Balming Tiger: Making Kpop Weird

Balming Tiger are a South Korean arts and music collective with a penchant for the eclectic. Their sound is diverse, and hits like the Ritalin-deprived lovechild of Odd Future and meme-era Awkwafina. Their latest single “KOLO KOLO” released a few weeks ago is a zany, jungle-soul track that flips between English, and nonsensical gibberish lyrics. If you thought Kpop was big, get ready for alt Kpop to take over your playlists.

We spoke with the band to gain some perspective on their history as a band, the burgeoning underground music scene in South Korea, and where they see their unique weird brand of Kpop taking them in the future.

Tell us the story of the formation of Balming Tiger. It’s an eclectic group of personalities obviously, but was everyone always involved with music?

We were formed in late 2017 and the earliest members of the group are San Yawn and Abyss. We scouted video director Jan’Qui while working on the music videos of tracks from our first album, ‘CHEF LEE’ and ‘MOT UNDERSTAND’. Since then, we have scouted Unsinkable, Sogumm and Omega Sapien, who are currently leading the Balming Tiger one by one. Recently, we scouted Henson Hwang, who is in charge of managing and marketing. This is Balming Tiger’s current formation.

Our members have been doing music since school days, and we think that the hidden talents who have been quietly improving and polishing their skills are now shining as a unit.

Where do you draw your main inspirations from?

Daily life, painting, books, people and imagination.

How did you first get involved with hip-hop?

It was the only window to express our suppressed emotions during childhood.

What is life like as a South Korean independent artist? Are young Koreans receptive to music like yours?

With the global success of Kpop, which is the mainstream of the Korean music market, it is a good time to be in the music industry. However, it is a shame that there are a lot of artists who consider the independent market as a mere stepping stone for the mainstream market. We always try to be the pioneers of a new pathway. It’s not easy.

Also, it is true that the reaction is not as big as mainstream Kpop. However we’re giving messages to our peers and younger generations, and we think we are starting to make small waves.

What’s the alt hip-hop scene like there? Everyone knows about K-pop, but is there a thriving underground music scene?

The Korean hip-hop scene is gaining as much traction as Kpop through media exposure. We can’t deny the fact that we’ve been benefited from it. But we never frame our music in the scope of hip-hop. We are an Alternative KPop Band.

In addition, there are underground scenes besides Kpop in Korea, and there are many talented artists. We are just one of them.

The Korean music scene is changing so rapidly. We think it’s an interesting phenomenon.

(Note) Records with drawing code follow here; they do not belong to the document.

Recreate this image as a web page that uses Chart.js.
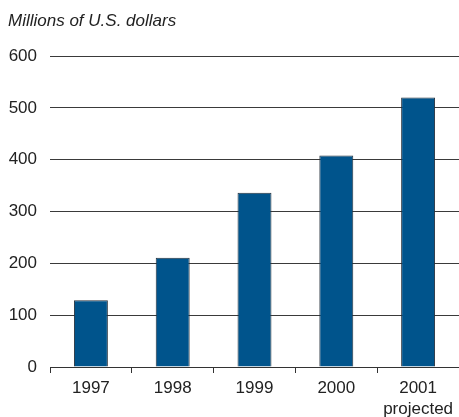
<!DOCTYPE html>
<html>
<head>
<meta charset="utf-8">
<script src="https://cdn.jsdelivr.net/npm/chart.js@4"></script>
<style>
  html, body { margin: 0; padding: 0; background: #fff; }
  #wrap { width: 459px; height: 417px; }
</style>
</head>
<body>
<div id="wrap"><canvas id="c" width="459" height="417"></canvas></div>
<script>
// Annual values, millions of U.S. dollars
const years = [['1997'], ['1998'], ['1999'], ['2000'], ['2001', 'projected']];
const revenue = [129, 211, 336, 408, 520];
const yTicks = [0, 100, 200, 300, 400, 500, 600];
const unitLabel = 'Millions of U.S. dollars';

const FONT = '"Liberation Sans", Arial, sans-serif';

// Italic unit caption above the value axis
const unitCaption = {
  id: 'unitCaption',
  afterDraw(chart) {
    const ctx = chart.ctx;
    ctx.save();
    ctx.font = 'italic 17px ' + FONT;
    ctx.fillStyle = '#222';
    ctx.textBaseline = 'middle';
    ctx.textAlign = 'left';
    ctx.fillText(unitLabel, 8, 21);
    ctx.restore();
  }
};

new Chart(document.getElementById('c'), {
  type: 'bar',
  data: {
    labels: years,
    datasets: [{
      data: revenue,
      backgroundColor: '#00548c',
      borderColor: '#26313d',
      borderWidth: 1,
      categoryPercentage: 1,
      barPercentage: 0.415
    }]
  },
  options: {
    responsive: false,
    animation: false,
    layout: { padding: { top: 56, right: 0, bottom: 0, left: 0 } },
    plugins: {
      legend: { display: false },
      tooltip: { enabled: false },
      title: { display: false }
    },
    scales: {
      x: {
        offset: true,
        grid: {
          offset: true,
          drawOnChartArea: false,
          drawTicks: true,
          tickLength: 6,
          color: (c) => (c.index >= years.length ? 'rgba(0,0,0,0)' : '#333')
        },
        border: { display: true, color: '#333', width: 1 },
        ticks: {
          font: { family: FONT, size: 17, lineHeight: 1.22 },
          color: '#222',
          padding: 5,
          maxRotation: 0,
          autoSkip: false
        },
        afterFit(scale) { scale.height = 50; }
      },
      y: {
        min: 0,
        max: 600,
        afterBuildTicks(scale) { scale.ticks = yTicks.map(v => ({ value: v })); },
        grid: { drawTicks: false, color: '#3a3a3a', lineWidth: 1 },
        border: { display: false },
        ticks: {
          font: { family: FONT, size: 17 },
          color: '#222',
          padding: 13
        },
        afterFit(scale) { scale.width = 50; }
      }
    }
  },
  plugins: [unitCaption]
});
</script>
</body>
</html>
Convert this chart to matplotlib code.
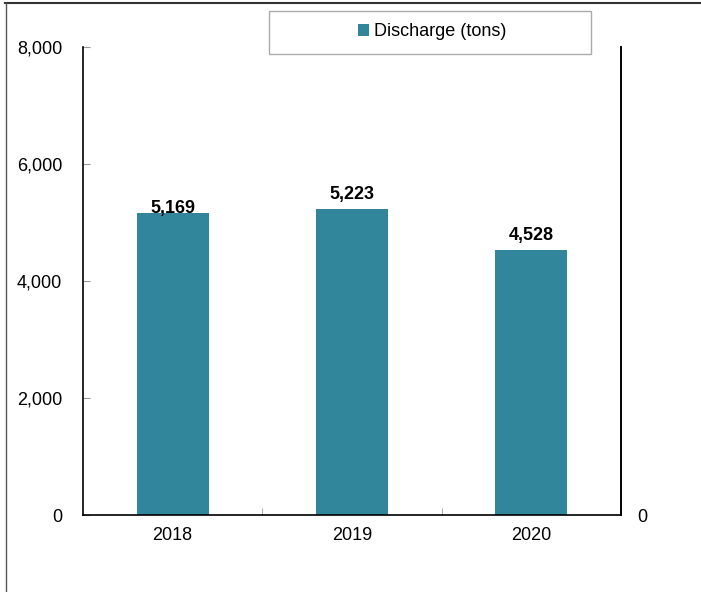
import matplotlib.pyplot as plt
import numpy as np
from matplotlib.lines import Line2D
from matplotlib.patches import Rectangle

plt.rcParams['font.family'] = ['Liberation Sans', 'DejaVu Sans']

# data
years = ['2018', '2019', '2020']
discharge = [5169, 5223, 4528]
series_name = 'Discharge (tons)'
yticks = [0, 2000, 4000, 6000, 8000]

bar_color = '#31869B'
label_offsets = [-4, 6, 6]  # px above bar top, as in the original
fs = 13

fig = plt.figure(figsize=(7.01, 5.92), dpi=100)
ax = fig.add_axes([83 / 701, 77 / 592, 538 / 701, 468 / 592])

x = np.arange(len(years))
bars = ax.bar(x, discharge, width=0.4, color=bar_color, label=series_name)

ax.set_xlim(-0.5, len(years) - 0.5)
ax.set_ylim(0, 8000)
ax.set_yticks(yticks)
ax.set_yticklabels(['{:,}'.format(v) for v in yticks])
ax.set_xticks(x)
ax.set_xticklabels(years)
ax.set_xticks(np.arange(len(years) - 1) + 0.5, minor=True)

ax.tick_params(axis='y', direction='in', length=5, color='#999999', labelsize=fs, pad=15)
ax.tick_params(axis='x', which='major', length=0, labelsize=fs, pad=9)
ax.tick_params(axis='x', which='minor', direction='in', length=5, color='#999999')

ax.spines['top'].set_visible(False)
for s in ['left', 'right', 'bottom']:
    ax.spines[s].set_linewidth(1.2)
    ax.spines[s].set_color('black')

# right axis, only shows 0
ax2 = ax.twinx()
ax2.set_ylim(0, 1)
ax2.set_yticks([0])
ax2.set_yticklabels(['0'])
ax2.tick_params(axis='y', length=0, labelsize=fs, pad=12)
ax2.spines['top'].set_visible(False)
ax2.spines['left'].set_visible(False)
ax2.spines['bottom'].set_visible(False)
ax2.spines['right'].set_linewidth(1.2)

for b, v, off in zip(bars, discharge, label_offsets):
    ax.annotate('{:,}'.format(v), (b.get_x() + b.get_width() / 2, v),
                xytext=(0, off), textcoords='offset pixels',
                ha='center', va='bottom', fontsize=fs, fontweight='bold')

leg = ax.legend(loc='center', bbox_to_anchor=(432 / 701, 560 / 592),
                bbox_transform=fig.transFigure, frameon=False,
                fontsize=fs, handlelength=0.6, handleheight=0.6, handletextpad=0.3)
fig.add_artist(Rectangle((268.5 / 701, 1 - 53.5 / 592), 322 / 701, 43 / 592,
                         transform=fig.transFigure, fill=False,
                         edgecolor='#AAAAAA', lw=1))

# outer frame lines (top and left)
fig.add_artist(Line2D([5 / 701, 1], [1 - 2.5 / 592, 1 - 2.5 / 592], color='#333333', lw=1.5, transform=fig.transFigure))
fig.add_artist(Line2D([5.5 / 701, 5.5 / 701], [0, 1 - 2.5 / 592], color='#555555', lw=1, transform=fig.transFigure))

fig.savefig('out.png', dpi=100)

Your visuals are also quite striking. Who’s in charge of the videos and art? What usually comes first, the idea for the visual, or the music?

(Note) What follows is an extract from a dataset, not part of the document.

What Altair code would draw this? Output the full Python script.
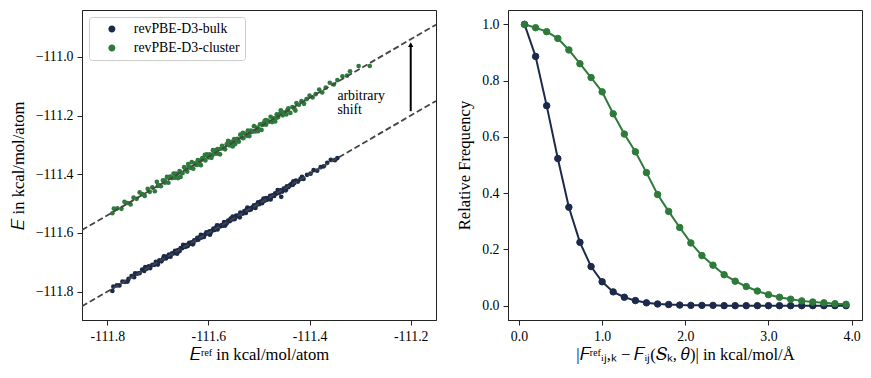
import altair as alt
import pandas as pd

SERIES = ["revPBE-D3-bulk", "revPBE-D3-cluster"]
COLORS = ["#1b2a4a", "#2e7a3b"]
FONT = "Liberation Serif"

# ---------------- left panel: scatter ----------------
bulk_x = [-111.790, -111.788, -111.781, -111.776, -111.770, -111.765, -111.758, -111.752, -111.747, -111.741,
          -111.736, -111.731, -111.727, -111.722, -111.718, -111.715, -111.711, -111.707, -111.704, -111.700,
          -111.697, -111.693, -111.690, -111.687, -111.684, -111.681, -111.678, -111.675, -111.672, -111.669,
          -111.666, -111.663, -111.660, -111.657, -111.655, -111.652, -111.649, -111.646, -111.644, -111.641,
          -111.638, -111.636, -111.633, -111.630, -111.628, -111.625, -111.622, -111.620, -111.617, -111.614,
          -111.612, -111.609, -111.606, -111.604, -111.601, -111.598, -111.596, -111.593, -111.590, -111.588,
          -111.585, -111.582, -111.580, -111.577, -111.574, -111.572, -111.569, -111.566, -111.564, -111.561,
          -111.558, -111.556, -111.553, -111.550, -111.548, -111.545, -111.542, -111.540, -111.537, -111.534,
          -111.532, -111.529, -111.526, -111.524, -111.521, -111.518, -111.516, -111.513, -111.510, -111.508,
          -111.505, -111.502, -111.500, -111.497, -111.494, -111.492, -111.489, -111.486, -111.484, -111.481,
          -111.478, -111.476, -111.473, -111.470, -111.468, -111.465, -111.462, -111.460, -111.457, -111.454,
          -111.451, -111.448, -111.445, -111.442, -111.439, -111.436, -111.433, -111.430, -111.427, -111.423,
          -111.418, -111.412, -111.405, -111.398, -111.392, -111.385, -111.378, -111.372, -111.365, -111.358,
          -111.350, -111.345, -111.456,
          -111.745, -111.700, -111.688, -111.662, -111.650, -111.631, -111.615, -111.597, -111.583, -111.567,
          -111.552, -111.538, -111.523, -111.507, -111.491, -111.477, -111.463, -111.447, -111.432, -111.415,
          -111.680, -111.760, -111.725, -111.639, -111.603, -111.571, -111.546, -111.519, -111.496, -111.471]
bulk_y = [-111.798, -111.783, -111.779, -111.779, -111.766, -111.767, -111.757, -111.747, -111.751, -111.739,
          -111.737, -111.725, -111.730, -111.722, -111.714, -111.720, -111.709, -111.709, -111.699, -111.701,
          -111.694, -111.697, -111.689, -111.681, -111.687, -111.681, -111.674, -111.681, -111.670, -111.670,
          -111.661, -111.666, -111.659, -111.662, -111.652, -111.652, -111.643, -111.648, -111.642, -111.645,
          -111.634, -111.637, -111.632, -111.636, -111.625, -111.625, -111.617, -111.623, -111.615, -111.616,
          -111.608, -111.614, -111.605, -111.598, -111.602, -111.595, -111.600, -111.593, -111.585, -111.590,
          -111.583, -111.588, -111.576, -111.578, -111.573, -111.575, -111.563, -111.566, -111.568, -111.558,
          -111.560, -111.551, -111.554, -111.548, -111.553, -111.541, -111.542, -111.543, -111.531, -111.533,
          -111.534, -111.526, -111.532, -111.519, -111.522, -111.516, -111.520, -111.513, -111.506, -111.511,
          -111.504, -111.496, -111.502, -111.494, -111.499, -111.490, -111.490, -111.481, -111.487, -111.481,
          -111.474, -111.478, -111.472, -111.474, -111.465, -111.466, -111.457, -111.463, -111.455, -111.459,
          -111.449, -111.449, -111.441, -111.444, -111.438, -111.433, -111.436, -111.430, -111.422, -111.425,
          -111.416, -111.416, -111.402, -111.398, -111.386, -111.388, -111.376, -111.373, -111.361, -111.351,
          -111.352, -111.345, -111.477,
          -111.738, -111.708, -111.680, -111.671, -111.641, -111.639, -111.607, -111.606, -111.574, -111.575,
          -111.544, -111.547, -111.514, -111.515, -111.483, -111.486, -111.454, -111.455, -111.424, -111.409,
          -111.680, -111.766, -111.717, -111.639, -111.601, -111.575, -111.545, -111.522, -111.493, -111.471]

cluster_x = [-111.790, -111.787, -111.780, -111.772, -111.766, -111.760, -111.754, -111.748, -111.742, -111.736,
             -111.731, -111.726, -111.720, -111.716, -111.711, -111.706, -111.702, -111.698, -111.694, -111.690,
             -111.686, -111.682, -111.679, -111.675, -111.672, -111.669, -111.666, -111.663, -111.660, -111.657,
             -111.654, -111.651, -111.648, -111.645, -111.642, -111.639, -111.636, -111.633, -111.630, -111.627,
             -111.624, -111.621, -111.618, -111.615, -111.612, -111.609, -111.606, -111.603, -111.600, -111.597,
             -111.594, -111.591, -111.588, -111.585, -111.582, -111.579, -111.576, -111.573, -111.570, -111.567,
             -111.564, -111.561, -111.558, -111.555, -111.552, -111.549, -111.546, -111.543, -111.540, -111.537,
             -111.534, -111.531, -111.528, -111.525, -111.522, -111.519, -111.516, -111.513, -111.510, -111.507,
             -111.504, -111.501, -111.498, -111.495, -111.492, -111.489, -111.486, -111.483, -111.480, -111.477,
             -111.474, -111.471, -111.468, -111.465, -111.462, -111.459, -111.456, -111.453, -111.450, -111.446,
             -111.442, -111.438, -111.434, -111.430, -111.426, -111.421, -111.416, -111.411, -111.406, -111.400,
             -111.394, -111.388, -111.381, -111.375, -111.368, -111.360, -111.352, -111.345, -111.335, -111.326,
             -111.320, -111.303, -111.281,
             -111.700, -111.676, -111.655, -111.640, -111.622, -111.607, -111.592, -111.577, -111.562, -111.547,
             -111.532, -111.517, -111.502, -111.487, -111.472, -111.457, -111.444, -111.428, -111.614, -111.585,
             -111.553, -111.523, -111.493, -111.465, -111.634, -111.664, -111.686]
cluster_y = [-111.533, -111.517, -111.516, -111.518, -111.494, -111.498, -111.503, -111.480, -111.484, -111.462,
             -111.468, -111.474, -111.450, -111.460, -111.445, -111.458, -111.426, -111.437, -111.441, -111.421,
             -111.429, -111.409, -111.429, -111.410, -111.413, -111.398, -111.412, -111.400, -111.413, -111.389,
             -111.394, -111.396, -111.376, -111.383, -111.391, -111.373, -111.378, -111.359, -111.381, -111.363,
             -111.368, -111.352, -111.359, -111.369, -111.345, -111.348, -111.353, -111.332, -111.343, -111.332,
             -111.344, -111.318, -111.328, -111.330, -111.314, -111.331, -111.313, -111.303, -111.312, -111.315,
             -111.298, -111.286, -111.302, -111.293, -111.305, -111.280, -111.287, -111.279, -111.289, -111.265,
             -111.274, -111.277, -111.261, -111.268, -111.251, -111.270, -111.251, -111.255, -111.236, -111.254,
             -111.241, -111.245, -111.230, -111.249, -111.231, -111.219, -111.231, -111.217, -111.221, -111.204,
             -111.222, -111.209, -111.220, -111.196, -111.205, -111.195, -111.185, -111.199, -111.190, -111.196,
             -111.175, -111.191, -111.171, -111.177, -111.157, -111.163, -111.151, -111.160, -111.144, -111.132,
             -111.138, -111.127, -111.111, -111.121, -111.105, -111.088, -111.094, -111.079, -111.066, -111.064,
             -111.049, -111.031, -111.031,
             -111.440, -111.408, -111.409, -111.365, -111.368, -111.334, -111.334, -111.332, -111.295, -111.297,
             -111.259, -111.257, -111.253, -111.215, -111.216, -111.182, -111.182, -111.183, -111.351, -111.318,
             -111.289, -111.269, -111.228, -111.207, -111.378, -111.398, -111.422]

# dashed guide lines (parity line and shifted parity line)
guide_x = [-111.85, -111.15, -111.85, -111.15]
guide_y = [-111.85, -111.15, -111.59, -110.89]
guide_id = ["parity", "parity", "shifted", "shifted"]

# arrow and annotation
arrow_x = [-111.2]
arrow_y0 = [-111.185]
arrow_y1 = [-110.958]
note_x = [-111.345, -111.345]
note_y = [-111.133, -111.181]
note_text = ["arbitrary", "shift"]

# ---------------- right panel: curves ----------------
err_x = [0.067, 0.200, 0.333, 0.467, 0.600, 0.733, 0.867, 1.000, 1.133, 1.267,
         1.400, 1.533, 1.667, 1.800, 1.933, 2.067, 2.200, 2.333, 2.467, 2.600,
         2.733, 2.867, 3.000, 3.133, 3.267, 3.400, 3.533, 3.667, 3.800, 3.933]
bulk_freq = [1.000, 0.886, 0.711, 0.523, 0.350, 0.225, 0.139, 0.085, 0.049, 0.030,
             0.018, 0.010, 0.006, 0.004, 0.002, 0.001, 0.001, 0.001, 0.000, 0.000,
             0.000, 0.000, 0.000, 0.000, 0.000, 0.000, 0.000, 0.000, 0.000, 0.000]
cluster_freq = [1.000, 0.988, 0.974, 0.950, 0.909, 0.860, 0.811, 0.760, 0.682, 0.610,
                0.547, 0.473, 0.395, 0.335, 0.278, 0.223, 0.178, 0.144, 0.110, 0.087,
                0.068, 0.052, 0.039, 0.030, 0.023, 0.017, 0.013, 0.010, 0.007, 0.005]

# ---------------- data frames ----------------
scatter = pd.DataFrame({
    "x": bulk_x + cluster_x,
    "y": bulk_y + cluster_y,
    "series": [SERIES[0]] * len(bulk_x) + [SERIES[1]] * len(cluster_x),
})
guides = pd.DataFrame({"x": guide_x, "y": guide_y, "id": guide_id})
arrow = pd.DataFrame({"x": arrow_x, "y": arrow_y0, "y2": arrow_y1})
notes = pd.DataFrame({"x": note_x, "y": note_y, "t": note_text})
curves = pd.DataFrame({
    "x": err_x + err_x,
    "f": bulk_freq + cluster_freq,
    "series": [SERIES[0]] * len(err_x) + [SERIES[1]] * len(err_x),
})

W, H = 354, 310
# legend symbols, drawn with scale sqrt(121)/2 = 5.5 px per unit (shifted right inside the box)
LINE_PATH = "M-1.82,0L2.90,0M1.18,0A0.64,0.64,0,1,1,-0.10,0A0.64,0.64,0,1,1,1.18,0Z"
DOT_PATH = "M1.18,0A0.64,0.64,0,1,1,-0.10,0A0.64,0.64,0,1,1,1.18,0Z"

BASE = dict(labelFont=FONT, titleFont=FONT, labelFontSize=13.8, titleFontSize=16.6,
            labelColor="black", titleColor="black", titleFontWeight="normal",
            grid=False, domainColor="#222222", tickColor="#222222", tickSize=5,
            labelPadding=4)
AXX = dict(BASE, titlePadding=4)
AXY = dict(BASE, titlePadding=9)


def legend(orient, path, sw):
    return alt.Legend(
        title=None, orient=orient, offset=7, padding=5,
        strokeColor="#cccccc", cornerRadius=3, fillColor="white",
        labelFont=FONT, labelFontSize=13.8, labelColor="black",
        symbolType=path, symbolSize=121, symbolStrokeWidth=sw,
        symbolOffset=8, labelOffset=18, rowPadding=4, symbolOpacity=1,
    )


xs_left = alt.Scale(domain=[-111.85, -111.15], nice=False, zero=False)
ys_left = alt.Scale(domain=[-111.897, -110.84], nice=False, zero=False)

x_left = alt.X("x:Q", scale=xs_left, title="𝐸ʳᵉᶠ in kcal/mol/atom",
               axis=alt.Axis(values=[-111.8, -111.6, -111.4, -111.2],
                             labelExpr="replace(format(datum.value, '.1f'), '−', '-')", **AXX))
y_left = alt.Y("y:Q", scale=ys_left, title="𝐸 in kcal/mol/atom",
               axis=alt.Axis(values=[-111.8, -111.6, -111.4, -111.2, -111.0], format=".1f",
                             **AXY))

pts = alt.Chart(scatter).mark_circle(size=22, opacity=1).encode(
    x=x_left, y=y_left,
    color=alt.Color("series:N", scale=alt.Scale(domain=SERIES, range=COLORS),
                    legend=legend("top-left", DOT_PATH, 0)),
)
lines = alt.Chart(guides).mark_line(color="#444444", strokeWidth=1.8,
                                    strokeDash=[6, 3], clip=True).encode(
    x=alt.X("x:Q", scale=xs_left), y=alt.Y("y:Q", scale=ys_left), detail="id:N")
arr = alt.Chart(arrow).mark_rule(color="black", strokeWidth=2).encode(
    x=alt.X("x:Q", scale=xs_left), y=alt.Y("y:Q", scale=ys_left), y2="y2:Q")
head = alt.Chart(arrow).mark_point(shape="triangle-up", filled=True, color="black",
                                   size=28, opacity=1).encode(
    x=alt.X("x:Q", scale=xs_left), y=alt.Y("y2:Q", scale=ys_left))
txt = alt.Chart(notes).mark_text(align="left", baseline="middle", font=FONT,
                                 fontSize=13.8, color="black").encode(
    x=alt.X("x:Q", scale=xs_left), y=alt.Y("y:Q", scale=ys_left), text="t:N")

left = alt.layer(pts, lines, arr, head, txt).properties(width=W, height=H)

xs_right = alt.Scale(domain=[-0.132, 4.125], nice=False, zero=False)
ys_right = alt.Scale(domain=[-0.051, 1.051], nice=False, zero=False)
x_right = alt.X("x:Q", scale=xs_right,
                title="|𝐹ʳᵉᶠᵢⱼ,ₖ − 𝐹ᵢⱼ(𝑆ₖ, 𝜃)| in kcal/mol/Å",
                axis=alt.Axis(values=[0, 1, 2, 3, 4], format=".1f", **AXX))
y_right = alt.Y("f:Q", scale=ys_right, title="Relative Frequency",
                axis=alt.Axis(values=[0, 0.2, 0.4, 0.6, 0.8, 1.0], format=".1f", **AXY))
cscale = alt.Scale(domain=SERIES, range=COLORS)
rl = alt.Chart(curves).mark_line(strokeWidth=2).encode(
    x=x_right, y=y_right,
    color=alt.Color("series:N", scale=cscale, legend=None))
rp = alt.Chart(curves).mark_point(filled=True, size=42, opacity=1, strokeWidth=1).encode(
    x=x_right, y=y_right,
    fill=alt.Fill("series:N", scale=cscale, legend=legend("top-right", LINE_PATH, 2)),
    stroke=alt.Stroke("series:N", scale=cscale, legend=legend("top-right", LINE_PATH, 2)))
right = alt.layer(rl, rp).properties(width=W, height=H)

chart = alt.hconcat(left, right, spacing=19).resolve_scale(
    color="independent", fill="independent", stroke="independent"
).resolve_legend(color="independent", fill="independent", stroke="independent").properties(
    padding={"left": 1, "top": 1, "right": 0, "bottom": 0}
).configure(font=FONT).configure_view(stroke="#222222", strokeWidth=1)

chart.save("out.html", embed_options={"renderer": "svg", "actions": False})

Visual art is the surest element to show our identity and what we want to express. We think it’s one of the biggest elements that differentiates us from others. Most of the work and ideas are developed by director San Yawn, the artists and the designers together.

It depends on each work. We are free to get ideas without a fixed framework. It depends on who we work with and what we do.

Sometimes the visuals come first, sometimes the music.

What’s the message you would like English-speakers to take away from your music?

We wish the younger generation living in this era to pursue their own interests. We want them to channel their thoughts and sympathize through our music. Rather than having a message specifically for English-speakers, we use English in our music because we wanted to make music accessible to people all over the world.

However, we do not only use English in our music. We are all-culture-loving Korean and Asian people. So it won’t be surprising to find French or Chinese in our next album.

What’s up with this new single? It’s called “Kolo Kolo” and the hook is “Hakuna Matata”? What’s the meaning behind it?

“Kolok Kolok” is an onomatopoeia for coughing in Korea. Because the sound was fun, we changed it to a Latin feel and named it “Kolo Kolo.” It has no other meaning.

We also wrote “Hakuna Matata” and “Hakone Malatang” because it was just fun and meaningless!

The video is fantastic. Where’d you get the idea for it?

We tried to humorously express East Asian-specific rule actions and restrained culture.
Our intentions are well suited to the director Pennacky’s unique texture and video technique, so the video seems to have been made interestingly and successfully.

What are your plans for 2020? More singles? An album?

We will perform at SXSW 2020 in March. And we will go on a European tour in May, including The Great Escape festival in the UK. We are planning to do a lot of overseas performance this year.

Also, our rapper Omega Sapien’s albums and singles will be released in the first half. Existing members such as Sogum and Unsinkable and our new artists, who have not yet been revealed, will release albums or singles in the second half of this year.

In addition, Balming Tiger’s second compilation album will also be released in the second half.

What’s the future vision for Balming Tiger?

As we said above, we want to grow into a global and iconic Kpop band. Through this, we want to create a bridge for uncredited Asian artists to the world

Also we’d like to to remain an artists’ group that always throws experimental arts and ideas to the global art industry.